A court order followed, directing that the indictment against Gautam Adani, Sagar Adani and others “be dismissed with prejudice,” effectively ending the criminal component of the proceedings.
Last week the US Securities and Exchange Commission settled civil claims against Gautam Adani and Sagar Adani over disclosures made to investors in relation to solar energy projects in India. Court papers show Gautam Adani agreed to pay USD 6 million and Sagar Adani USD 12 million, each without admitting or denying wrongdoing.
In a separate settlement, the US Treasury Department’s Office of Foreign Assets Control resolved allegations tied to the group’s liquefied petroleum gas imports and potential links to Iran sanctions violations. The Adani Group agreed to pay USD 275 million and, according to the settlement documents, provided “extensive cooperation” and made “proactive” disclosures during the investigation.
The criminal and civil cases filed in late 2024 alleged the Adanis ran a USD 265 million bribery scheme with Indian officials to secure solar contracts and hid the arrangement from US investors and lenders. Gautam Adani, Sagar Adani and Vneet Jaain faced only securities and wire fraud charges; they were not accused under the Foreign Corrupt Practices Act or in obstruction counts.
People familiar with the probes said prosecutors found weak US links and insufficient evidence to pursue criminal charges. That conclusion followed months of legal engagements between US prosecutors and the defendants’ US law‑firm team, including Sullivan & Cromwell, Nixon Peabody, Hecker Fink, Norton Rose Fulbright and Bracewell.
Adani’s lawyers filed several written submissions and made oral presentations during the review. In papers to the Eastern District of New York on April 7, 2026, they called the SEC’s fraud claim an “impermissibly extraterritorial application” of US securities law.

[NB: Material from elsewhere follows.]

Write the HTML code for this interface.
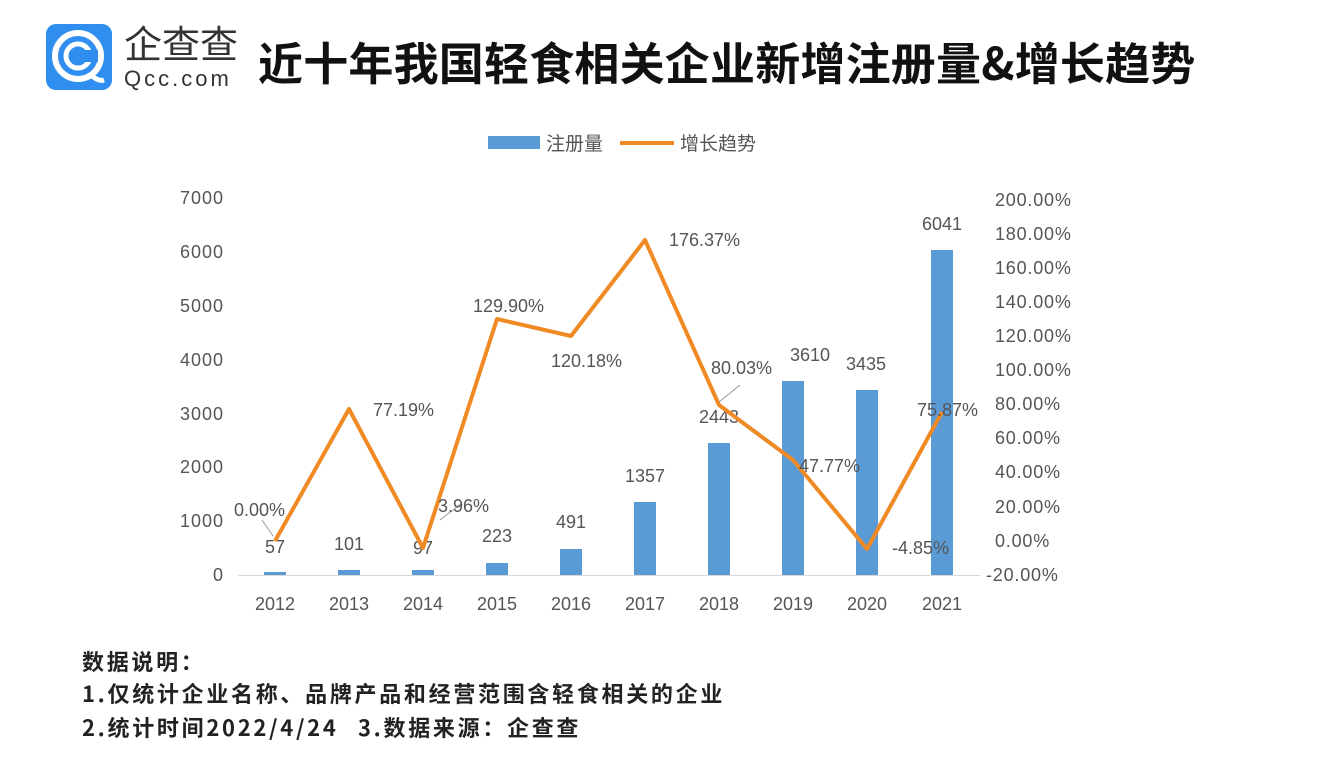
<!DOCTYPE html>
<html><head><meta charset="utf-8"><style>
body{margin:0;width:1340px;height:774px;background:#fff;overflow:hidden;font-family:"Liberation Sans","Noto Sans CJK SC",sans-serif;}
</style></head><body>
<svg width="1340" height="774" xmlns="http://www.w3.org/2000/svg" font-family="Liberation Sans, Noto Sans CJK SC, sans-serif">
<rect x="46" y="24" width="66" height="66" rx="10" fill="#2f8ef0"/>
<circle cx="78" cy="56" r="23" fill="none" stroke="#fff" stroke-width="6"/>
<circle cx="78" cy="56" r="12" fill="none" stroke="#fff" stroke-width="5"/>
<rect x="82" y="50" width="16" height="12" fill="#2f8ef0"/>
<path d="M90 74 Q98 82 104 80" stroke="#fff" stroke-width="5" fill="none"/>
<text x="124" y="58" font-size="38" fill="#333" font-family="Noto Sans CJK SC, sans-serif">企查查</text>
<text x="124" y="86" font-size="22" fill="#333" letter-spacing="3">Qcc.com</text>
<text x="258" y="80" font-size="45" font-weight="bold" fill="#111" letter-spacing="0.2" font-family="Noto Sans CJK SC, sans-serif">近十年我国轻食相关企业新增注册量&amp;增长趋势</text>
<rect x="488" y="136" width="52" height="13" fill="#5b9bd5"/>
<text x="546" y="150" font-size="19" fill="#555" font-family="Noto Sans CJK SC, sans-serif">注册量</text>
<line x1="620" y1="143" x2="674" y2="143" stroke="#f08a25" stroke-width="4"/>
<text x="680" y="150" font-size="19" fill="#555" font-family="Noto Sans CJK SC, sans-serif">增长趋势</text>
<g font-size="18" fill="#555" text-anchor="end" letter-spacing="1">
<text x="224" y="204">7000</text><text x="224" y="258">6000</text><text x="224" y="312">5000</text><text x="224" y="366">4000</text><text x="224" y="420">3000</text><text x="224" y="473">2000</text><text x="224" y="527">1000</text><text x="224" y="581">0</text>
</g>
<g font-size="18" fill="#555" letter-spacing="0.8">
<text x="995" y="206">200.00%</text><text x="995" y="240">180.00%</text><text x="995" y="274">160.00%</text><text x="995" y="308">140.00%</text><text x="995" y="342">120.00%</text><text x="995" y="376">100.00%</text><text x="995" y="410">80.00%</text><text x="995" y="444">60.00%</text><text x="995" y="478">40.00%</text><text x="995" y="513">20.00%</text><text x="995" y="547">0.00%</text><text x="986" y="581">-20.00%</text>
</g>
<line x1="238" y1="575.5" x2="980" y2="575.5" stroke="#d9d9d9"/>
<g fill="#5b9bd5">
<rect x="264" y="572" width="22" height="3"/>
<rect x="338" y="570" width="22" height="5"/>
<rect x="412" y="570" width="22" height="5"/>
<rect x="486" y="563" width="22" height="12"/>
<rect x="560" y="549" width="22" height="26"/>
<rect x="634" y="502" width="22" height="73"/>
<rect x="708" y="443" width="22" height="132"/>
<rect x="782" y="381" width="22" height="194"/>
<rect x="856" y="390" width="22" height="185"/>
<rect x="931" y="250" width="22" height="325"/>
</g>
<g font-size="18" fill="#555" text-anchor="middle">
<text x="275" y="610">2012</text><text x="349" y="610">2013</text><text x="423" y="610">2014</text><text x="497" y="610">2015</text><text x="571" y="610">2016</text><text x="645" y="610">2017</text><text x="719" y="610">2018</text><text x="793" y="610">2019</text><text x="867" y="610">2020</text><text x="942" y="610">2021</text>
<text x="275" y="553">57</text><text x="349" y="550">101</text><text x="423" y="554">97</text><text x="497" y="542">223</text><text x="571" y="528">491</text><text x="645" y="482">1357</text><text x="719" y="423">2443</text><text x="810" y="361">3610</text><text x="866" y="370">3435</text><text x="942" y="230">6041</text>
</g>
<polyline points="275,541 349,409 423,548 497,319 571,336 645,240 719,405 793,460 867,549 942,412" fill="none" stroke="#f08a25" stroke-width="4" stroke-linejoin="round"/>
<line x1="262" y1="520" x2="273" y2="536" stroke="#999"/>
<line x1="440" y1="520" x2="462" y2="503" stroke="#999"/>
<line x1="719" y1="402" x2="740" y2="385" stroke="#999"/>
<g font-size="18" fill="#555">
<text x="234" y="516">0.00%</text><text x="373" y="416">77.19%</text><text x="438" y="512">3.96%</text><text x="473" y="312">129.90%</text><text x="551" y="367">120.18%</text><text x="669" y="246">176.37%</text><text x="711" y="374">80.03%</text><text x="799" y="472">47.77%</text><text x="892" y="554">-4.85%</text><text x="917" y="416">75.87%</text>
</g>
<g font-size="22" font-weight="bold" fill="#222" letter-spacing="2.7" font-family="Noto Sans CJK SC, sans-serif">
<text x="82" y="670">数据说明：</text>
<text x="82" y="702">1.仅统计企业名称、品牌产品和经营范围含轻食相关的企业</text>
<text x="82" y="736">2.统计时间2022/4/24</text>
<text x="358" y="736">3.数据来源：企查查</text>
</g>
</svg>
</body></html>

They argued the case involved “Indian defendants, an Indian issuer,” securities not traded in the US and conduct that occurred “exclusively in India.” The filings said the SEC “lacked necessary jurisdiction,” did not show actionable misstatements and could not link either defendant to the bond offering.
The defence also said the SEC had “recast” weak anti‑bribery claims as securities fraud. Their filings said there were “no investor losses,” all bond obligations were met, and Gautam Adani “did not authorise the issuance of the bonds.”
Legal experts questioned whether US authorities were overextending securities laws to cover conduct abroad. Former SEC commissioner Laura Unger said prosecutors sought to base a securities fraud case on bribery allegations that had not been tried or formally pursued in India.
The Adani Group has repeatedly denied wrongdoing, defended its governance and compliance standards and said it would contest any actions through legal channels.